Given task
Omit pictures and quote the listing below line by line, from its start through the line that holds "(sub) at (1059.5,351)".

*** Supplied data ***

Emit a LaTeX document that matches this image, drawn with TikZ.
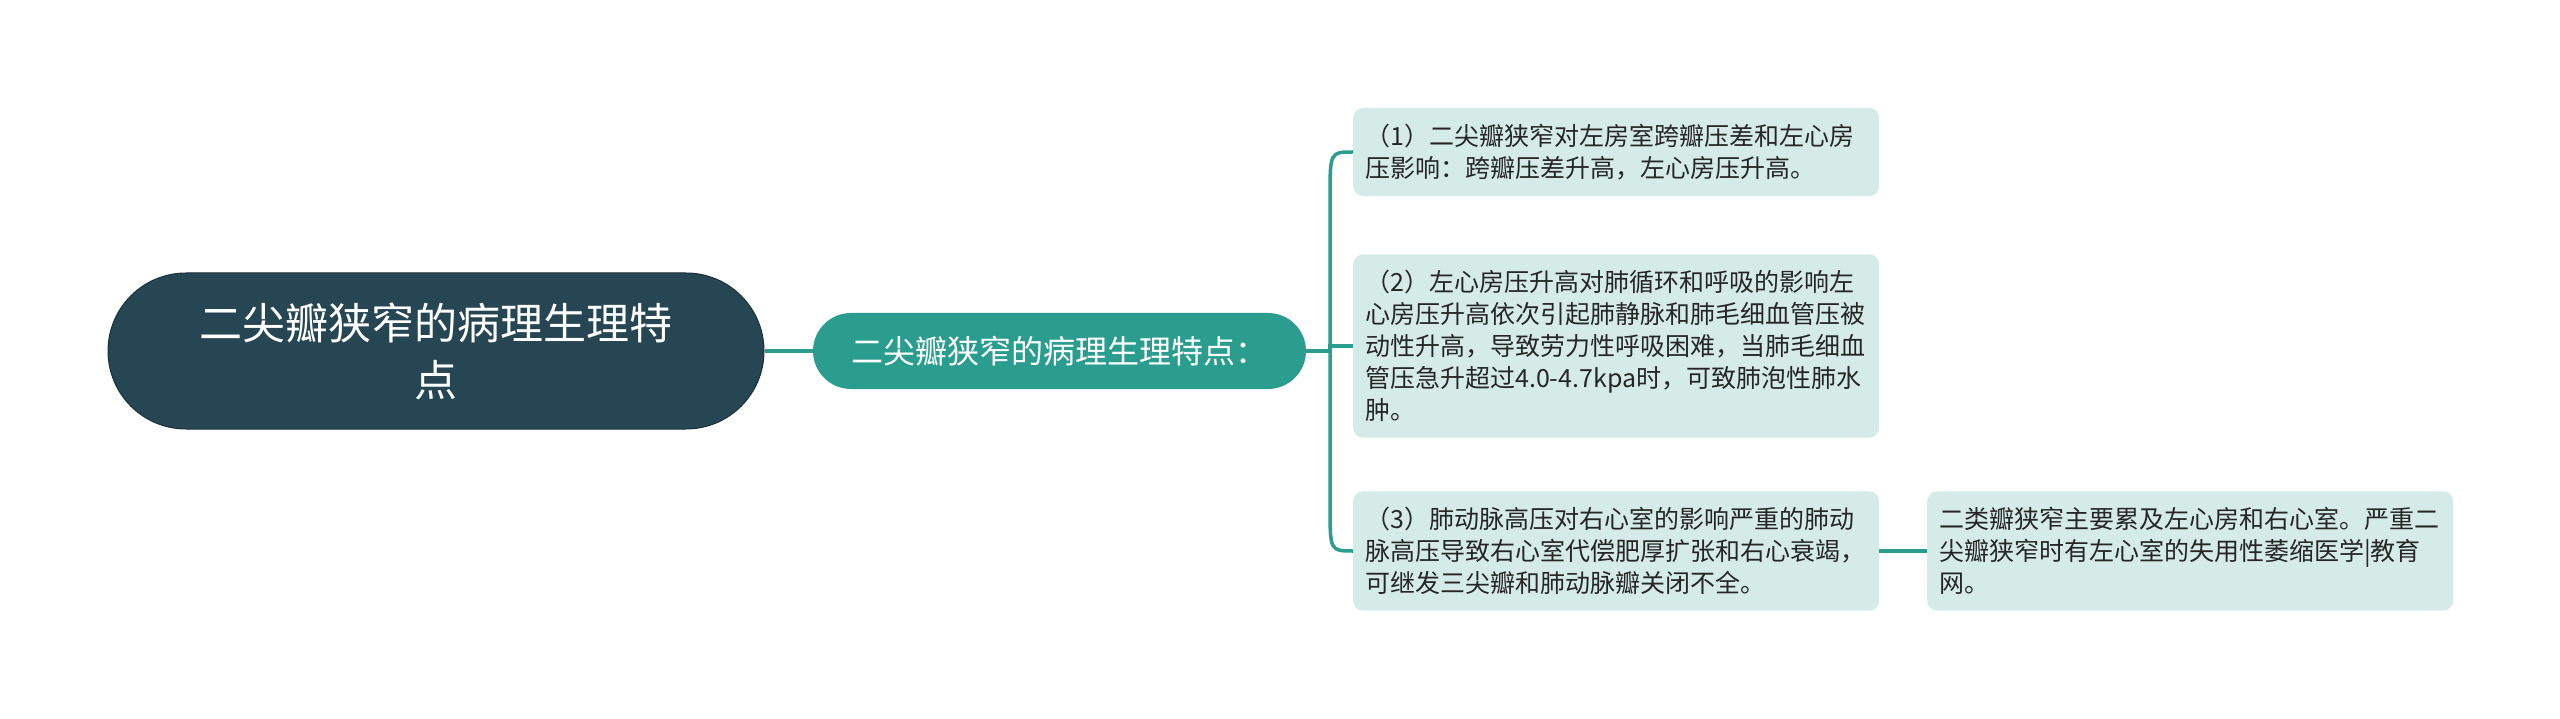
\documentclass[tikz,border=0pt]{standalone}
\usepackage{fontspec}
\setmainfont{Noto Sans CJK SC}
\definecolor{rootcol}{HTML}{264653}
\definecolor{mapteal}{HTML}{2A9D8F}
\definecolor{leafcol}{HTML}{D5EBE8}

\begin{document}
\begin{tikzpicture}[x=1pt, y=-1pt,
  rootbox/.style={draw=rootcol!70!black, line width=1pt, fill=rootcol, text=white, rounded corners=78pt,
    minimum width=656pt, minimum height=156pt, align=center, font=\fontsize{43}{57}\selectfont},
  subbox/.style={fill=mapteal, text=white, rounded corners=38pt,
    minimum width=493pt, minimum height=76pt, font=\fontsize{32}{38}\selectfont},
  leafbox/.style={fill=leafcol, text=black!85, rounded corners=10pt, anchor=west,
    text width=502pt, inner xsep=12pt, inner ysep=16pt, align=left, font=\fontsize{25}{32}\selectfont},
  link/.style={draw=mapteal, line width=3.5pt}]

\useasboundingbox (0,0) rectangle (2560,719);

% main topic and branch
\node[rootbox] (root) at (436,351) {二尖瓣狭窄的病理生理特\\点};
\node[subbox] (sub) at (1059.5,351) {二尖瓣狭窄的病理生理特点：};

% the three points
\node[leafbox] (pt1) at (1353,152) {（1）二尖瓣狭窄对左房室跨瓣压差和左心房\\压影响：跨瓣压差升高，左心房压升高。};
\node[leafbox] (pt2) at (1353,346) {（2）左心房压升高对肺循环和呼吸的影响左\\心房压升高依次引起肺静脉和肺毛细血管压被\\动性升高，导致劳力性呼吸困难，当肺毛细血\\管压急升超过4.0-4.7kpa时，可致肺泡性肺水\\肿。};
\node[leafbox] (pt3) at (1353,551) {（3）肺动脉高压对右心室的影响严重的肺动\\脉高压导致右心室代偿肥厚扩张和右心衰竭，\\可继发三尖瓣和肺动脉瓣关闭不全。};
\node[leafbox] (note) at (1927,551) {二类瓣狭窄主要累及左心房和右心室。严重二\\尖瓣狭窄时有左心室的失用性萎缩医学|教育\\网。};

% connectors
\coordinate (fork) at (1330,351);
\draw[link] (root.east) -- (sub.west);
\draw[link] (sub.east) -- (fork);
\draw[link] (fork) -- ([yshift=-46pt]fork |- pt1.west) .. controls (fork |- pt1.west) .. (pt1.west);
\draw[link] (fork) |- (pt2.west);
\draw[link] (fork) -- ([yshift=46pt]fork |- pt3.west) .. controls (fork |- pt3.west) .. (pt3.west);
\draw[link] (pt3.east) -- (note.west);

\end{tikzpicture}
\end{document}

***

Reply to the task
Emit a LaTeX document that matches this image, drawn with TikZ.
\documentclass[tikz,border=0pt]{standalone}
\usepackage{fontspec}
\setmainfont{Noto Sans CJK SC}
\definecolor{rootcol}{HTML}{264653}
\definecolor{mapteal}{HTML}{2A9D8F}
\definecolor{leafcol}{HTML}{D5EBE8}

\begin{document}
\begin{tikzpicture}[x=1pt, y=-1pt,
  rootbox/.style={draw=rootcol!70!black, line width=1pt, fill=rootcol, text=white, rounded corners=78pt,
    minimum width=656pt, minimum height=156pt, align=center, font=\fontsize{43}{57}\selectfont},
  subbox/.style={fill=mapteal, text=white, rounded corners=38pt,
    minimum width=493pt, minimum height=76pt, font=\fontsize{32}{38}\selectfont},
  leafbox/.style={fill=leafcol, text=black!85, rounded corners=10pt, anchor=west,
    text width=502pt, inner xsep=12pt, inner ysep=16pt, align=left, font=\fontsize{25}{32}\selectfont},
  link/.style={draw=mapteal, line width=3.5pt}]

\useasboundingbox (0,0) rectangle (2560,719);

% main topic and branch
\node[rootbox] (root) at (436,351) {二尖瓣狭窄的病理生理特\\点};
\node[subbox] (sub) at (1059.5,351) {二尖瓣狭窄的病理生理特点：};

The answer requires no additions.